Sind Fahrer des amerikanischen Taxidienstes Uber Angestellte oder nicht? Oder anders gefragt: Hat Uber sich als Arbeitgeber an das Arbeitsgesetz zu halten? Diese Frage treibt nun schon seit Jahren mehrere Gerichte in der Schweiz um – diverse Verfahren sind hängig. Nun gibt es zum ersten Mal auch ein rechtskräftiges Urteil, das sich zu dieser Frage äussert.
Urteil: Uber macht Fahrer von sich abhängig
Das Urteil stammt vom April 2020. Darin gab das Waadtländer Kantonsgericht einem ehemaligen Fahrer des mittlerweile eingestellten Dienstes Uberpop Recht. Der Mann aus Lausanne hatte gegen Uber geklagt, weil ihm das Unternehmen den Zugang zur App ohne Begründung gesperrt hatte. Er war folglich von einem Tag auf den anderen arbeitslos ohne Absicherung.
Dies ist ein riesiger Meilenstein.
Die Richter des Waadtländer Kantonsgerichts begründeten ihren Entscheid damit, dass Uber aufgrund der Struktur seiner Plattform den Fahrer in betrieblicher, persönlicher und wirtschaftlicher Hinsicht von Uber abhängig macht und dieser somit als Angestellter der Plattform zu betrachten ist. Nun ist das Urteil rechtskräftig: Uber verzichtet auf einen Weiterzug. Das Unternehmen bestätigt gegenüber dem SRF-Konsumentenmagazin «Espresso» entsprechende Angaben der Gewerkschaft Unia.
Unia sieht Kantone in der Pflicht
Die Gewerkschaft Unia wertet es als «Meilenstein», dass Uber dieses Urteil nicht weiter zieht. Das Unternehmen anerkenne damit, dass es sich bei den Fahrern von Uber um Angestellte handle. Nun seien die Kantone in der Pflicht, sagt Roman Künzler, der bei der Unia für die Bereiche Transport und Logistik zuständig ist: «Diese müssen Uber nun als Arbeitgeber qualifizieren und entsprechend dem Arbeitsgesetz unterstellen.»
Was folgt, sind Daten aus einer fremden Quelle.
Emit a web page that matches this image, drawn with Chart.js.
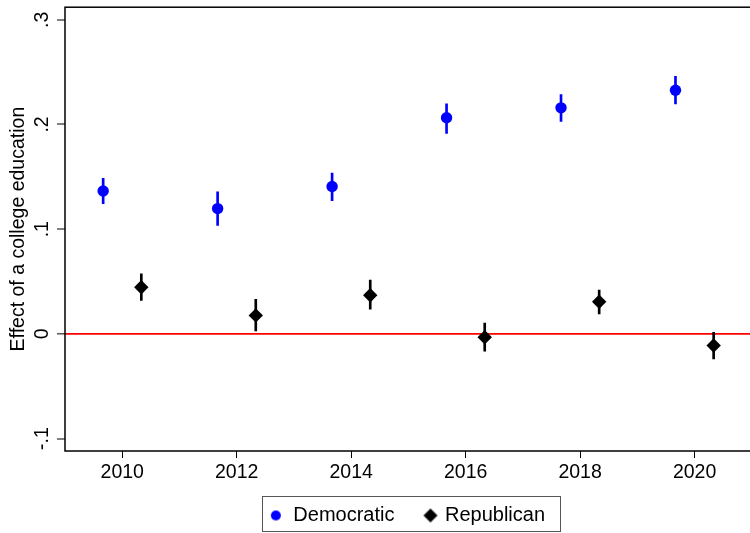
<!DOCTYPE html>
<html>
<head>
<meta charset="utf-8">
<title>Effect of a college education</title>
<script src="https://cdn.jsdelivr.net/npm/chart.js@4/dist/chart.umd.min.js"></script>
<style>
  html, body { margin: 0; padding: 0; background: #fff; overflow: hidden; }
  #wrap { width: 750px; height: 533px; overflow: hidden; position: relative; }
  canvas { display: block; }
</style>
</head>
<body>
<div id="wrap"><canvas id="c" width="759" height="536"></canvas></div>
<script>
// Survey years and estimated effects (with 95% interval bounds)
const years = [2010, 2012, 2014, 2016, 2018, 2020];

const demEstimate = [0.1365, 0.1197, 0.1408, 0.2064, 0.2159, 0.2327];
const demLower    = [0.1244, 0.1035, 0.1273, 0.1915, 0.2029, 0.2197];
const demUpper    = [0.1485, 0.1358, 0.1535, 0.2197, 0.2285, 0.2460];

const repEstimate = [0.0446, 0.0177, 0.0370, -0.0032, 0.0307, -0.0111];
const repLower    = [0.0320, 0.0028, 0.0237, -0.0165, 0.0190, -0.0238];
const repUpper    = [0.0573, 0.0330, 0.0513, 0.0104, 0.0418, 0.0015];

const seriesNames = ['Democratic', 'Republican'];
const xTicks = [2010, 2012, 2014, 2016, 2018, 2020];
const yTicks = [-0.1, 0, 0.1, 0.2, 0.3];
const yTickLabels = ['-.1', '0', '.1', '.2', '.3'];
const yTitle = 'Effect of a college education';

// horizontal dodge so the two parties sit either side of each year
const dodge = 1 / 3;

const BLUE = '#0000ff';
const BLACK = '#000000';
const FAMILY = '"Liberation Sans", Arial, Helvetica, sans-serif';
const FONT = { family: FAMILY, size: 19.5 };
const LEGEND_FONT = { family: FAMILY, size: 20 };

const pts = (est, shift) => years.map((yr, i) => ({ x: yr + shift, y: est[i] }));
const bars = (lo, hi, shift) => years.map((yr, i) => ({ x: yr + shift, y: [lo[i], hi[i]] }));

// legend symbols (drawn slightly right of the symbol slot centre)
function symbol(w, h, paint) {
  const c = document.createElement('canvas');
  c.width = w; c.height = h;
  paint(c.getContext('2d'));
  return c;
}
const demSymbol = symbol(16, 12, g => {
  g.fillStyle = BLUE; g.beginPath(); g.arc(10, 6, 5, 0, Math.PI * 2); g.fill();
});
const repSymbol = symbol(26, 16, g => {
  g.fillStyle = BLACK; g.beginPath();
  g.moveTo(18, 1); g.lineTo(25, 8); g.lineTo(18, 15); g.lineTo(11, 8); g.closePath(); g.fill();
});

// plot-region frame and legend box
const framePlugin = {
  id: 'frame',
  afterLayout(chart) {
    // nudge the legend row left to sit under the plot like a boxed key
    const lg = chart.legend;
    if (lg) { lg.left -= 3.7; lg.right -= 3.7; }
  },
  afterDraw(chart) {
    const { ctx, chartArea: a } = chart;
    ctx.save();
    ctx.strokeStyle = BLACK;
    ctx.lineWidth = 1.5;
    ctx.strokeRect(a.left, a.top, a.right - a.left, a.bottom - a.top);

    const hb = chart.legend && chart.legend.legendHitBoxes;
    if (hb && hb.length) {
      const last = hb[hb.length - 1];
      const left = hb[0].left - 2;
      const right = last.left + last.width + 15.7;
      const top = hb[0].top - 10;
      const bottom = hb[0].top + hb[0].height + 5.5;
      ctx.strokeStyle = '#555';
      ctx.lineWidth = 1;
      ctx.strokeRect(Math.round(left) + 0.5, Math.round(top) + 0.5,
                     Math.round(right - left), Math.floor(bottom - top));
    }
    ctx.restore();
  }
};

new Chart(document.getElementById('c'), {
  type: 'scatter',
  data: {
    datasets: [
      {
        label: seriesNames[0], type: 'scatter', data: pts(demEstimate, -dodge),
        pointStyle: 'circle', pointRadius: 5.7, backgroundColor: BLUE, borderColor: BLUE,
        borderWidth: 0, order: 1
      },
      {
        label: seriesNames[1], type: 'scatter', data: pts(repEstimate, dodge),
        pointStyle: 'rectRot', pointRadius: 7.2, backgroundColor: BLACK, borderColor: BLACK,
        borderWidth: 0, order: 1
      },
      {
        label: seriesNames[0] + ' CI', type: 'bar', data: bars(demLower, demUpper, -dodge),
        backgroundColor: BLUE, borderWidth: 0, barThickness: 2, grouped: false, order: 2
      },
      {
        label: seriesNames[1] + ' CI', type: 'bar', data: bars(repLower, repUpper, dodge),
        backgroundColor: BLACK, borderWidth: 0, barThickness: 2, grouped: false, order: 2
      }
    ]
  },
  options: {
    responsive: false,
    animation: false,
    events: [],
    layout: { padding: { top: 5, left: 0, right: 0, bottom: 0.5 } },
    scales: {
      x: {
        type: 'linear',
        position: 'bottom',
        min: 2009,
        max: 2021,
        offset: false,
        afterBuildTicks: s => { s.ticks = xTicks.map(v => ({ value: v })); },
        afterFit: s => { s.height = 33; s.paddingLeft = 0; s.paddingRight = 0; },
        ticks: {
          font: FONT, color: BLACK, padding: 3, maxRotation: 0, minRotation: 0,
          autoSkip: false, callback: v => String(v)
        },
        grid: {
          offset: false, drawOnChartArea: false, drawTicks: true,
          tickLength: 7, tickColor: BLACK, tickWidth: 1, color: BLACK, lineWidth: 1
        },
        border: { display: false }
      },
      y: {
        type: 'linear',
        position: 'left',
        min: -0.1118,
        max: 0.3120,
        afterBuildTicks: s => { s.ticks = yTicks.map(v => ({ value: v })); },
        afterFit: s => { s.width = 65; s.paddingTop = 0; s.paddingBottom = 0; },
        ticks: {
          font: FONT, color: BLACK, padding: 3, minRotation: 90, maxRotation: 90,
          crossAlign: 'center', autoSkip: false,
          callback: (v, i) => yTickLabels[i]
        },
        grid: {
          drawOnChartArea: true, drawTicks: true, tickLength: 8,
          tickColor: BLACK, tickWidth: 1,
          color: c => (c.tick && c.tick.value === 0 ? '#ff0000' : 'rgba(0,0,0,0)'),
          lineWidth: c => (c.tick && c.tick.value === 0 ? 1.7 : 0)
        },
        border: { display: false },
        title: {
          display: true, text: yTitle, font: FONT, color: BLACK,
          padding: { top: 7, bottom: 0 }
        }
      }
    },
    plugins: {
      tooltip: { enabled: false },
      title: { display: false },
      legend: {
        display: true,
        position: 'bottom',
        fullSize: false,
        labels: {
          font: LEGEND_FONT,
          color: BLACK,
          usePointStyle: true,
          boxWidth: 19,
          padding: 21.5,
          generateLabels(chart) {
            const items = Chart.defaults.plugins.legend.labels.generateLabels(chart);
            return items
              .filter(it => it.datasetIndex < 2)
              .sort((a, b) => a.datasetIndex - b.datasetIndex)
              .map(it => {
                it.pointStyle = it.datasetIndex === 0 ? demSymbol : repSymbol;
                it.fontColor = BLACK;
                return it;
              });
          }
        }
      }
    }
  },
  plugins: [framePlugin]
});
</script>
</body>
</html>
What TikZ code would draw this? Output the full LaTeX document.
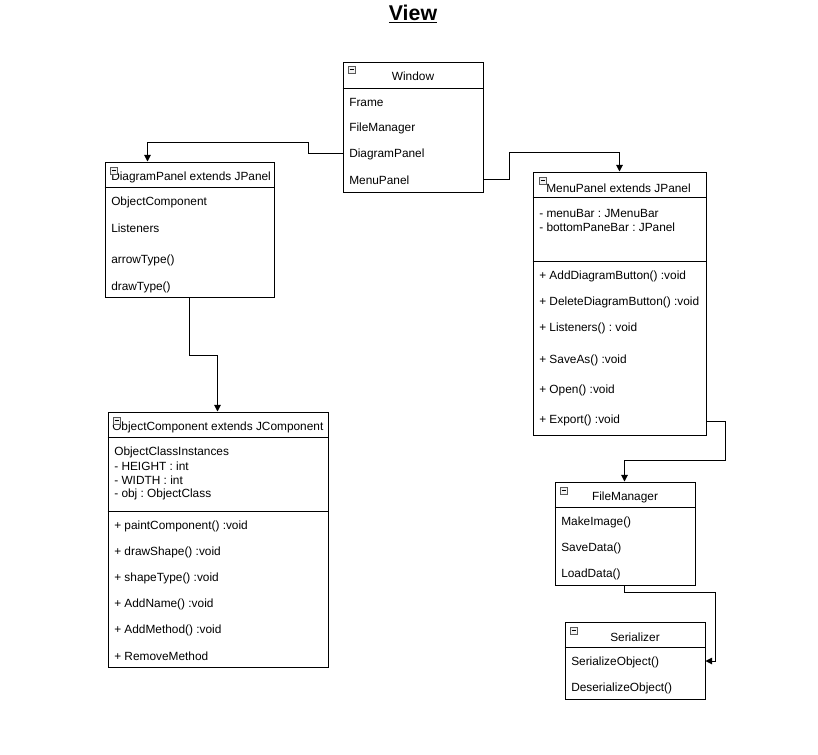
\documentclass[tikz,border=0pt]{standalone}
\usepackage{fontspec}
\setmainfont{Liberation Sans}
\frenchspacing
\usetikzlibrary{fit,calc,arrows.meta}
\newcommand\myicon[1]{\draw[icon] (#1) rectangle ++(7,7); \draw[line width=0.5pt] ($(#1)+(1.5,3.5)$) -- ++(4,0);}
\begin{document}
\begin{tikzpicture}[x=0.75pt,y=-0.75pt,
 box/.style={draw,line width=0.75pt,inner sep=0pt},
 txt/.style={anchor=west,inner sep=0pt,yshift=-1.2pt,font=\fontsize{8.9}{10}\selectfont},
 hdr/.style={inner sep=0pt,yshift=-1.2pt,font=\fontsize{8.9}{10}\selectfont},
 sep/.style={line width=0.75pt},
 arr/.style={line width=0.75pt,-{Triangle[length=5pt,width=5pt]}},
 icon/.style={draw=gray!70!black,line width=0.5pt,fill=gray!10}]
\fill[white] (0,0) rectangle (818,754);
\useasboundingbox (0,0) rectangle (818,754);
\node[font=\bfseries\fontsize{16}{19}\selectfont,inner sep=0pt] (title) at (413,14) {\underline{View}};
% Window
\node[box,fit={(343,62)(483,192)}] (win) {};
\draw[sep] ($(win.north west)+(0,27)$) -- ($(win.north east)+(0,27)$);
\myicon{348,66}
\node[hdr] (winH) at (413,75) {Window};
\node[txt] (wFr) at (349,101) {Frame};
\node[txt] (wFM) at (349,127) {FileManager};
\node[txt] (wDP) at (349,153) {DiagramPanel};
\node[txt] (wMP) at (349,179) {MenuPanel};
% DiagramPanel
\node[box,fit={(105,162)(274,297)}] (dp) {};
\draw[sep] ($(dp.north west)+(0,26)$) -- ($(dp.north east)+(0,26)$);
\node[txt] (dpH) at (111,176) {DiagramPanel extends JPanel};
\myicon{110,167}
\node[txt] (dOC) at (111,201) {ObjectComponent};
\node[txt] (dLi) at (111,227) {Listeners};
\node[txt] (dAT) at (111,259) {arrowType()};
\node[txt] (dDT) at (111,286) {drawType()};
% ObjectComponent
\node[box,fit={(108,412)(328,667)}] (oc) {};
\draw[sep] ($(oc.north west)+(0,26)$) -- ($(oc.north east)+(0,26)$);
\draw[sep] ($(oc.north west)+(0,100)$) -- ($(oc.north east)+(0,100)$);
\node[txt] (ocH) at (112,426) {ObjectComponent extends JComponent};
\myicon{113,417}
\node[txt] (oA1) at (114,451) {ObjectClassInstances};
\node[txt] (oA2) at (114,465) {- HEIGHT : int};
\node[txt] (oA3) at (114,479) {- WIDTH : int};
\node[txt] (oA4) at (114,493) {- obj : ObjectClass};
\node[txt] (oM1) at (114,525) {+ paintComponent() :void};
\node[txt] (oM2) at (114,551) {+ drawShape() :void};
\node[txt] (oM3) at (114,577) {+ shapeType() :void};
\node[txt] (oM4) at (114,603) {+ AddName() :void};
\node[txt] (oM5) at (114,629) {+ AddMethod() :void};
\node[txt] (oM6) at (114,655) {+ RemoveMethod};
% MenuPanel
\node[box,fit={(533,172)(706,435)}] (mp) {};
\draw[sep] ($(mp.north west)+(0,26)$) -- ($(mp.north east)+(0,26)$);
\draw[sep] ($(mp.north west)+(0,90)$) -- ($(mp.north east)+(0,90)$);
\myicon{539,177}
\node[txt] (mpH) at (546,187) {MenuPanel extends JPanel};
\node[txt] (mA1) at (539,212) {- menuBar : JMenuBar};
\node[txt] (mA2) at (539,226) {- bottomPaneBar : JPanel};
\node[txt] (mM1) at (539,275) {+ AddDiagramButton() :void};
\node[txt] (mM2) at (539,301) {+ DeleteDiagramButton() :void};
\node[txt] (mM3) at (539,327) {+ Listeners() : void};
\node[txt] (mM4) at (539,359) {+ SaveAs() :void};
\node[txt] (mM5) at (539,389) {+ Open() :void};
\node[txt] (mEx) at (539,419) {+ Export() :void};
% FileManager
\node[box,fit={(555,482)(695,585)}] (fm) {};
\draw[sep] ($(fm.north west)+(0,26)$) -- ($(fm.north east)+(0,26)$);
\myicon{560,487}
\node[hdr] (fmH) at (625,496) {FileManager};
\node[txt] (fR1) at (561,521) {MakeImage()};
\node[txt] (fR2) at (561,547) {SaveData()};
\node[txt] (fR3) at (561,573) {LoadData()};
% Serializer
\node[box,fit={(565,622)(705,699)}] (ser) {};
\draw[sep] ($(ser.north west)+(0,26)$) -- ($(ser.north east)+(0,26)$);
\myicon{570,627}
\node[hdr] (serH) at (635,636) {Serializer};
\node[txt] (sSO) at (571,661) {SerializeObject()};
\node[txt] (sDO) at (571,687) {DeserializeObject()};
% connectors
\draw[arr] (win.west |- 0,153) -- ++(-34,0) -- ++(0,-11) -| ($(dp.north west)+(43,0)$);
\draw[arr] (win.east |- 0,179) -- ++(26,0) -- ++(0,-27) -| ($(mp.north west)+(87,0)$);
\draw[arr] ($(dp.south west)+(85,0)$) -- ++(0,58) -| ($(oc.north west)+(110,0)$);
\draw[arr] ($(mp.south east)+(0,-14)$) -- ++(19,0) -- ++(0,39) -| ($(fm.north west)+(70,0)$);
\draw[arr] ($(fm.south west)+(70,0)$) -- ++(0,7) -| ($(ser.east |- 0,661)+(10,0)$) -- (ser.east |- 0,661);
\end{tikzpicture}
\end{document}
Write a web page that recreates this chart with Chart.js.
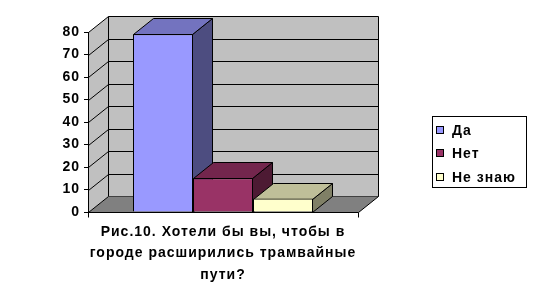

Das Urteil hat keine direkten Auswirkungen auf unsere heutige Tätigkeit in der Schweiz.
Uber widerspricht auf Anfrage des SRF-Konsumentenmagazins «Espresso»: Dieses Urteil habe «keine direkten Auswirkungen auf unsere heutige Tätigkeit in der Schweiz». Es könne somit «weder generalisiert noch auf andere Fahrer angewendet werden».
Arbeitsrechts-Experte sieht kaum Signalwirkung
Roger Rudolph, Professor für Arbeitsrecht an der Universität Zürich, sagt, es handle sich sicher um ein wichtiges Urteil: «Von einem Meilenstein würde ich aber nicht reden, denn das Urteil gilt nur zwischen diesen beiden Parteien. Wie es sich in anderen Fällen verhält, ist noch offen.» Heisst: Es kann noch nicht die Rede davon sein, dass mit diesem Urteil alle Uber-Fahrer als Angestellte gelten.
Kantone wollen Situation analysieren
Die Kantone, in denen Uber aktiv ist, reagieren in einer ersten Anfrage zögerlich. Aus Basel heisst es, man werde «die Ausgangslage von den zuständigen Amtsstellen prüfen lassen und dann entscheiden, ob und wenn ja was vorzukehren beziehungsweise anzupassen ist». Luzern teilt mit, man nehme die Forderung der Unia zur Kenntnis: «Da dieses Urteil aber in erster Linie den Kanton Waadt betrifft, müssen wir zuerst analysieren, ob es Auswirkungen auf den Kanton Luzern hat, und falls ja, welche.»
Und Zug schreibt, man verfolge die Rechtsprechung interessiert. Im Zuger Kantonsrat ist aktuell ein Vorstoss hängig zum Uber-Essenslieferdienst Uber Eats – auch dort geht es um die Frage der «Scheinselbständigkeit». Man wolle deshalb die Antwort der Regierung abwarten.